GBPUSD: The pair has fallen further after BoE policymaker Martin Weale said that a weaker Sterling helps exporters; seemingly, he has no problem with the Sterling weakening. Enter another participant in the ‘currency war.’But with the 4H and daily timeframes starting to look oversold, a rally back into 1.5750/800 shouldn’t be ruled out before a move towards 1.5265/70, the June low. Resistance comes in at 1.5570/80 (monthly S1) and 1.5675. Support is 1.5480/500 and 1.5380.
AUDUSD:Tuesday I said: “The bounce from the 1.0265/90 area may have completed, with the rally halted at the 200-DMA at 1.0305/10. The pair is sitting at the 100% extension at 1.0265 now, and a break implies a deeper setback towards 1.0135/75, early-September and –October swing lows, as well as the 161.8% extension.” Although there was an overshoot into 1.0360, former support, failure has occurred, signaling further downside is possible. Price has struggled further to overcome this level. I’m still looking for a move into 1.0135/75.
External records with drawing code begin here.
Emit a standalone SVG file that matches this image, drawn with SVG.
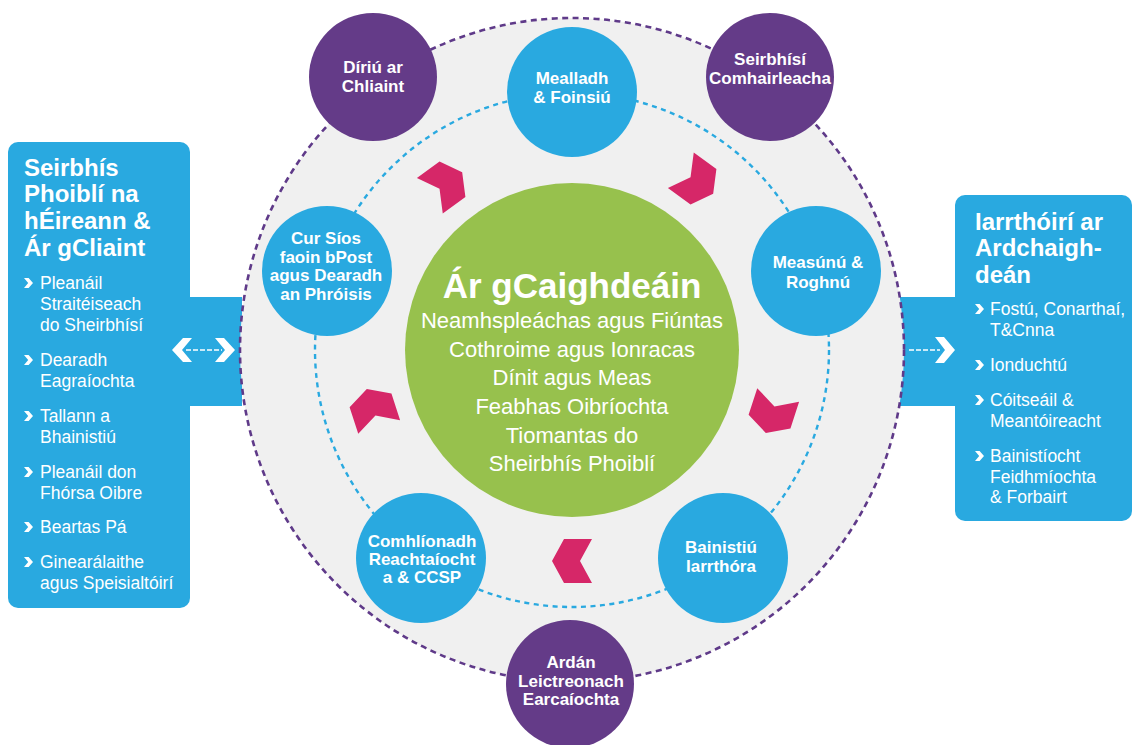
<svg xmlns="http://www.w3.org/2000/svg" xmlns:xlink="http://www.w3.org/1999/xlink" width="1134" height="745" viewBox="0 0 1134 745">
<defs>
<style>
.panel{fill:#29a9e0}
.bc{fill:#29a9e0}
.pc{fill:#643b88}
.t{font-family:"Liberation Sans",Arial,sans-serif;fill:#fff}
.ht{font-size:24px;font-weight:bold}
.li{font-size:17.5px}
.nt{font-size:17px;font-weight:bold;text-anchor:middle}
.ct{font-size:22px;text-anchor:middle}
.chev{fill:#d62768}
.wa{fill:#fff}
.wl{stroke:#fff;stroke-width:1.6;stroke-dasharray:5 2;fill:none}
</style>
<polygon id="chev" points="-20,0 -8,-22 20,-22 8,0 20,22 -8,22"/>
<polygon id="bul" points="0,0 4.6,0 9,5 4.6,10 0,10 4.2,5" fill="#fff"/>
</defs>
<rect width="1134" height="745" fill="#fff"/>

<g id="panel-left">
<rect class="panel" x="8" y="142" width="182" height="466" rx="10"/>
<rect class="panel" x="185" y="297" width="57" height="109"/>
<text class="t ht" x="24" y="176">Seirbhís</text>
<text class="t ht" x="24" y="202">Phoiblí na</text>
<text class="t ht" x="24" y="229">hÉireann &amp;</text>
<text class="t ht" x="24" y="256">Ár gCliaint</text>
<use xlink:href="#bul" x="24" y="278"/>
<text class="t li" x="40" y="289">Pleanáil</text>
<text class="t li" x="40" y="310">Straitéiseach</text>
<text class="t li" x="40" y="331">do Sheirbhísí</text>
<use xlink:href="#bul" x="24" y="355"/>
<text class="t li" x="40" y="366">Dearadh</text>
<text class="t li" x="40" y="387">Eagraíochta</text>
<use xlink:href="#bul" x="24" y="411"/>
<text class="t li" x="40" y="422">Tallann a</text>
<text class="t li" x="40" y="443">Bhainistiú</text>
<use xlink:href="#bul" x="24" y="467"/>
<text class="t li" x="40" y="478">Pleanáil don</text>
<text class="t li" x="40" y="499">Fhórsa Oibre</text>
<use xlink:href="#bul" x="24" y="522"/>
<text class="t li" x="40" y="533">Beartas Pá</text>
<use xlink:href="#bul" x="24" y="557"/>
<text class="t li" x="40" y="568">Ginearálaithe</text>
<text class="t li" x="40" y="589">agus Speisialtóirí</text>
</g>

<g id="panel-right">
<rect class="panel" x="955" y="195" width="177" height="326" rx="10"/>
<rect class="panel" x="900" y="297" width="60" height="109"/>
<text class="t ht" x="975" y="230">Iarrthóirí ar</text>
<text class="t ht" x="975" y="256">Ardchaigh-</text>
<text class="t ht" x="975" y="283">deán</text>
<use xlink:href="#bul" x="975" y="304"/>
<text class="t li" x="990" y="315">Fostú, Conarthaí,</text>
<text class="t li" x="990" y="336">T&amp;Cnna</text>
<use xlink:href="#bul" x="975" y="360"/>
<text class="t li" x="990" y="371">Ionduchtú</text>
<use xlink:href="#bul" x="975" y="395"/>
<text class="t li" x="990" y="406">Cóitseáil &amp;</text>
<text class="t li" x="990" y="427">Meantóireacht</text>
<use xlink:href="#bul" x="975" y="451"/>
<text class="t li" x="990" y="462">Bainistíocht</text>
<text class="t li" x="990" y="483">Feidhmíochta</text>
<text class="t li" x="990" y="503">&amp; Forbairt</text>
</g>

<g id="outer-ring">
<circle cx="572" cy="350" r="332" fill="#f0f0f0" stroke="#5f3a89" stroke-width="2.6" stroke-dasharray="6 4.5"/>
<circle cx="572" cy="350" r="257" fill="none" stroke="#29a9e0" stroke-width="2.4" stroke-dasharray="5 4.5"/>
</g>

<g id="connectors">
<polygon class="wa" points="172,350 183,338 192,338 182,350 192,362 183,362"/>
<line class="wl" x1="186" y1="350" x2="222" y2="350"/>
<polygon class="wa" points="235,350 224,338 215,338 225,350 215,362 224,362"/>
<line class="wl" x1="909" y1="350" x2="940" y2="350"/>
<polygon class="wa" points="955,350 944,337 935,337 945,350 935,363 944,363"/>
</g>

<g id="standards">
<circle cx="572" cy="350" r="167" fill="#97c14d"/>
<text class="t" x="572" y="298" font-size="35" font-weight="bold" text-anchor="middle">Ár gCaighdeáin</text>
<text class="t ct" x="572" y="328">Neamhspleáchas agus Fiúntas</text>
<text class="t ct" x="572" y="357">Cothroime agus Ionracas</text>
<text class="t ct" x="572" y="385">Dínit agus Meas</text>
<text class="t ct" x="572" y="414">Feabhas Oibríochta</text>
<text class="t ct" x="572" y="443">Tiomantas do</text>
<text class="t ct" x="572" y="471">Sheirbhís Phoiblí</text>
</g>

<g id="cycle-arrows" class="chev">
<use xlink:href="#chev" transform="translate(446,184) rotate(144)"/>
<use xlink:href="#chev" transform="translate(697,182) rotate(216)"/>
<use xlink:href="#chev" transform="translate(772,414) rotate(288)"/>
<use xlink:href="#chev" transform="translate(572,561)"/>
<use xlink:href="#chev" transform="translate(373,408) rotate(72)"/>
</g>

<g id="node-mealladh">
<circle class="bc" cx="572" cy="92" r="65"/>
<text class="t nt" x="572" y="84">Mealladh</text>
<text class="t nt" x="572" y="103">&amp; Foinsiú</text>
</g>
<g id="node-measunu">
<circle class="bc" cx="816" cy="271" r="65"/>
<text class="t nt" x="818" y="268">Measúnú &amp;</text>
<text class="t nt" x="818" y="288">Roghnú</text>
</g>
<g id="node-bainistiu">
<circle class="bc" cx="723" cy="558" r="65"/>
<text class="t nt" x="721" y="553">Bainistiú</text>
<text class="t nt" x="721" y="572">Iarrthóra</text>
</g>
<g id="node-comhlionadh">
<circle class="bc" cx="421" cy="558" r="65"/>
<text class="t nt" x="422" y="547">Comhlíonadh</text>
<text class="t nt" x="422" y="565">Reachtaíocht</text>
<text class="t nt" x="422" y="583">a &amp; CCSP</text>
</g>
<g id="node-cursios">
<circle class="bc" cx="327" cy="271" r="65"/>
<text class="t nt" x="326" y="244">Cur Síos</text>
<text class="t nt" x="326" y="263">faoin bPost</text>
<text class="t nt" x="326" y="281">agus Dearadh</text>
<text class="t nt" x="326" y="300">an Phróisis</text>
</g>

<g id="node-diriu">
<circle class="pc" cx="373" cy="77" r="64"/>
<text class="t nt" x="373" y="73">Díriú ar</text>
<text class="t nt" x="373" y="92">Chliaint</text>
</g>
<g id="node-seirbhisi">
<circle class="pc" cx="770" cy="77" r="64"/>
<text class="t nt" x="770" y="65">Seirbhísí</text>
<text class="t nt" x="770" y="84">Comhairleacha</text>
</g>
<g id="node-ardan">
<circle class="pc" cx="570" cy="684" r="64"/>
<text class="t nt" x="571" y="668">Ardán</text>
<text class="t nt" x="571" y="687">Leictreonach</text>
<text class="t nt" x="571" y="705">Earcaíochta</text>
</g>
</svg>
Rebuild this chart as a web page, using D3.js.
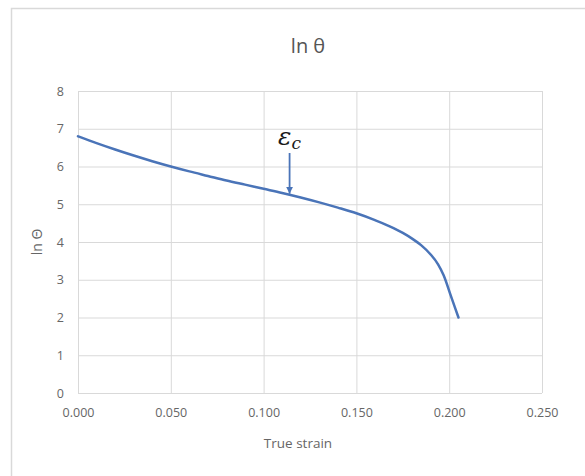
<!DOCTYPE html>
<html>
<head>
<meta charset="utf-8">
<script src="https://cdn.jsdelivr.net/npm/d3@7"></script>
<style>
  html, body { margin: 0; padding: 0; background: #fff; }
  svg { display: block; }
</style>
</head>
<body>
<svg id="chart" width="585" height="476"></svg>
<script>
// True strain vs ln θ (work-hardening rate)
const strain = [0.000, 0.010, 0.020, 0.030, 0.040, 0.050, 0.060, 0.070, 0.080, 0.090,
                0.100, 0.110, 0.120, 0.130, 0.140, 0.150, 0.160, 0.170, 0.175, 0.180,
                0.185, 0.190, 0.194, 0.197, 0.201, 0.205];
const lnTheta = [6.80, 6.62, 6.45, 6.29, 6.14, 6.00, 5.87, 5.75, 5.63, 5.52,
                 5.41, 5.30, 5.18, 5.05, 4.91, 4.76, 4.58, 4.37, 4.24, 4.09,
                 3.91, 3.67, 3.41, 3.12, 2.56, 2.00];
const xTicks = [0, 0.05, 0.10, 0.15, 0.20, 0.25];
const yTicks = [0, 1, 2, 3, 4, 5, 6, 7, 8];
const criticalStrain = 0.114;

const svg = d3.select("#chart");
const W = 585, H = 476;
const plot = { left: 78, right: 542, top: 91, bottom: 393 };
const textColor = "#666666";
const gridColor = "#d9d9d9";
const lineColor = "#4a74b8";
const font = "'Open Sans', 'Liberation Sans', sans-serif";

// chart frame
svg.append("rect")
  .attr("x", 11.5).attr("y", 8.5)
  .attr("width", W).attr("height", H)
  .attr("fill", "#fff").attr("stroke", "#d9d9d9").attr("stroke-width", 1.5);

const x = d3.scaleLinear().domain([0, 0.25]).range([plot.left, plot.right]);
const y = d3.scaleLinear().domain([0, 8]).range([plot.bottom, plot.top]);

// gridlines
svg.append("g")
  .attr("transform", `translate(0,${plot.bottom})`)
  .call(d3.axisBottom(x).tickValues(xTicks).tickSize(-(plot.bottom - plot.top)).tickFormat(""))
  .call(g => g.select(".domain").remove())
  .call(g => g.selectAll("line").attr("stroke", gridColor));
svg.append("g")
  .attr("transform", `translate(${plot.left},0)`)
  .call(d3.axisLeft(y).tickValues(yTicks).tickSize(-(plot.right - plot.left)).tickFormat(""))
  .call(g => g.select(".domain").remove())
  .call(g => g.selectAll("line").attr("stroke", gridColor));

// tick labels
svg.append("g")
  .attr("transform", `translate(0,${plot.bottom})`)
  .call(d3.axisBottom(x).tickValues(xTicks).tickSize(0).tickPadding(15).tickFormat(d3.format(".3f")))
  .call(g => g.select(".domain").remove())
  .call(g => g.selectAll("text").attr("fill", textColor).style("font", `12.5px ${font}`));
svg.append("g")
  .attr("transform", `translate(${plot.left},0)`)
  .call(d3.axisLeft(y).tickValues(yTicks).tickSize(0).tickPadding(14).tickFormat(d3.format("d")))
  .call(g => g.select(".domain").remove())
  .call(g => g.selectAll("text").attr("fill", textColor).style("font", `12.5px ${font}`));

// titles
svg.append("text")
  .attr("x", 308).attr("y", 53).attr("text-anchor", "middle")
  .attr("fill", "#555").style("font", `20px ${font}`)
  .text("ln θ");
svg.append("text")
  .attr("x", 298).attr("y", 448).attr("text-anchor", "middle")
  .attr("fill", textColor).style("font", `13.5px ${font}`)
  .text("True strain");
svg.append("text")
  .attr("transform", `translate(42,${(plot.top + plot.bottom) / 2}) rotate(-90)`)
  .attr("text-anchor", "middle")
  .attr("fill", textColor).style("font", `14px ${font}`)
  .text("ln Θ");

// curve
const pts = strain.map((s, i) => [s, lnTheta[i]]);
svg.append("path")
  .datum(pts)
  .attr("fill", "none").attr("stroke", lineColor).attr("stroke-width", 2.5)
  .attr("stroke-linejoin", "round").attr("stroke-linecap", "round")
  .attr("d", d3.line().x(d => x(d[0])).y(d => y(d[1])).curve(d3.curveMonotoneX));

// critical strain arrow, tip placed on the curve
function interp(s) {
  const i = d3.bisectRight(strain, s) - 1;
  const t = (s - strain[i]) / (strain[i + 1] - strain[i]);
  return lnTheta[i] + t * (lnTheta[i + 1] - lnTheta[i]);
}
const ax = x(criticalStrain), tipY = y(interp(criticalStrain)) - 1;
svg.append("defs").append("marker")
  .attr("id", "arrowhead").attr("viewBox", "0 0 10 10")
  .attr("refX", 10).attr("refY", 5)
  .attr("markerWidth", 4).attr("markerHeight", 4).attr("orient", "auto")
  .append("path").attr("d", "M0,0 L10,5 L0,10 z").attr("fill", lineColor);
svg.append("line")
  .attr("x1", ax).attr("x2", ax)
  .attr("y1", 153).attr("y2", tipY)
  .attr("stroke", lineColor).attr("stroke-width", 1.8)
  .attr("marker-end", "url(#arrowhead)");
const lab = svg.append("text")
  .attr("x", ax).attr("y", 145).attr("text-anchor", "middle")
  .attr("fill", "#1a1a1a").style("font", "italic 25px 'DejaVu Serif', 'Liberation Serif', serif");
lab.append("tspan").text("ε");
lab.append("tspan").attr("dy", 4).style("font-size", "17px").text("c");
</script>
</body>
</html>
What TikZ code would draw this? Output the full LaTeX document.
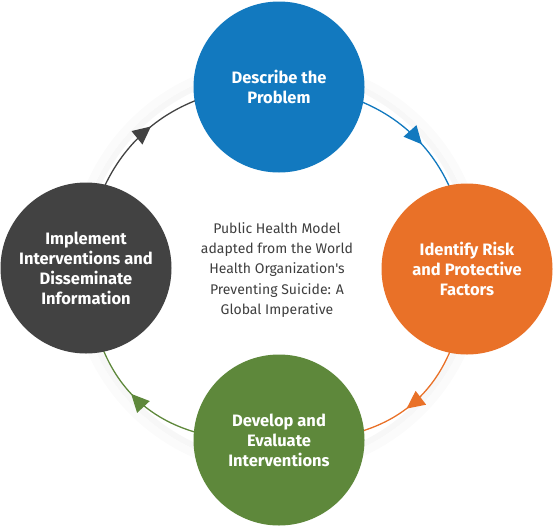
\documentclass[tikz,border=0pt]{standalone}
\usepackage{fontspec}
\setmainfont{Fira Sans}
\newfontfamily\modelfont{Fira Sans}
\usetikzlibrary{arrows.meta,decorations.markings,backgrounds}
\definecolor{phblue}{RGB}{18,121,191}
\definecolor{phorange}{RGB}{233,113,40}
\definecolor{phgreen}{RGB}{94,136,59}
\definecolor{phdark}{RGB}{66,66,66}
\definecolor{phtext}{RGB}{62,62,62}

\begin{document}
\begin{tikzpicture}[x=1pt,y=-1pt,
  stage/.style={circle,minimum size=171pt,inner sep=0pt,align=center,text=white,
              font=\fontsize{16.5}{20}\selectfont\bfseries},
  ring/.style={line width=1.3pt,postaction={decorate},
              decoration={markings,mark=at position 0.54 with {\arrow{Triangle[length=18pt,width=17pt]}}}}]
  \useasboundingbox (0,0) rectangle (553,525);
  \coordinate (hub) at (277,267);
  \node[stage,fill=phblue](n1) at (279,87) {Describe the\\Problem};
  \node[stage,fill=phorange](n2) at (467,269) {Identify Risk\\and Protective\\Factors};
  \node[stage,fill=phgreen](n3) at (279,440) {Develop and\\Evaluate\\Interventions};
  \node[stage,fill=phdark](n4) at (86,268) {Implement\\Interventions and\\Disseminate\\Information};
  \node[align=center,text=phtext,font=\modelfont\fontsize{14}{20.3}\selectfont](model) at (277,270)
    {Public Health Model\\adapted from the World\\Health Organization's\\Preventing Suicide: A\\Global Imperative};
  \begin{scope}[on background layer]
    % soft halo round the cycle
    \draw[black!3,line width=6pt] (hub) circle[radius=197];
    \draw[black!1.5,line width=8pt] (hub) circle[radius=204];
    \draw[ring,phblue](n1.center) to[bend left=45,looseness=1.08] (n2.center);
    \draw[ring,phorange](n2.center) to[bend left=45,looseness=1.2] (n3.center);
    \draw[ring,phgreen](n3.center) to[bend left=45,looseness=1.2] (n4.center);
    \draw[ring,phdark](n4.center) to[bend left=45,looseness=1.08] (n1.center);
  \end{scope}
\end{tikzpicture}
\end{document}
S&P 500: Tuesday I said: “as indicated on the charts the past weeks, noting “nearing the top 1505/1512” – the top was 1504.6. If this breaks, 1520 is in sight.” Indeed, the irrational exuberance has continued, bringing topline Bearish Rising Wedge resistance in focus at 1520; the December 2007 highs of 1520/24 could be reached on an overshoot. The 100% Fibonacci extension on the fiscal cliff rally and flag comes in at 1530. Bottom line: I’m expecting a significant setback (-10%) in the S&P 500 unless volumes accelerate rapidly, given the disconnect from reality.
GOLD: Gold broke below trendline support off of the January 2011 and May 2012 lows at 1650 last week, prompting a sharp sell-off into 1600, where price broke out in mid-August before a rally into the post-QE3 high at 1785/1805. However, with oversold conditions persisting on the 4H and daily timeframes, a rebound should not be ruled out; each of the past two daily RSI oversold readings has produced a rally in short order. Resistance is 1625 and 1645/50. Support is 1585 and 1555/60.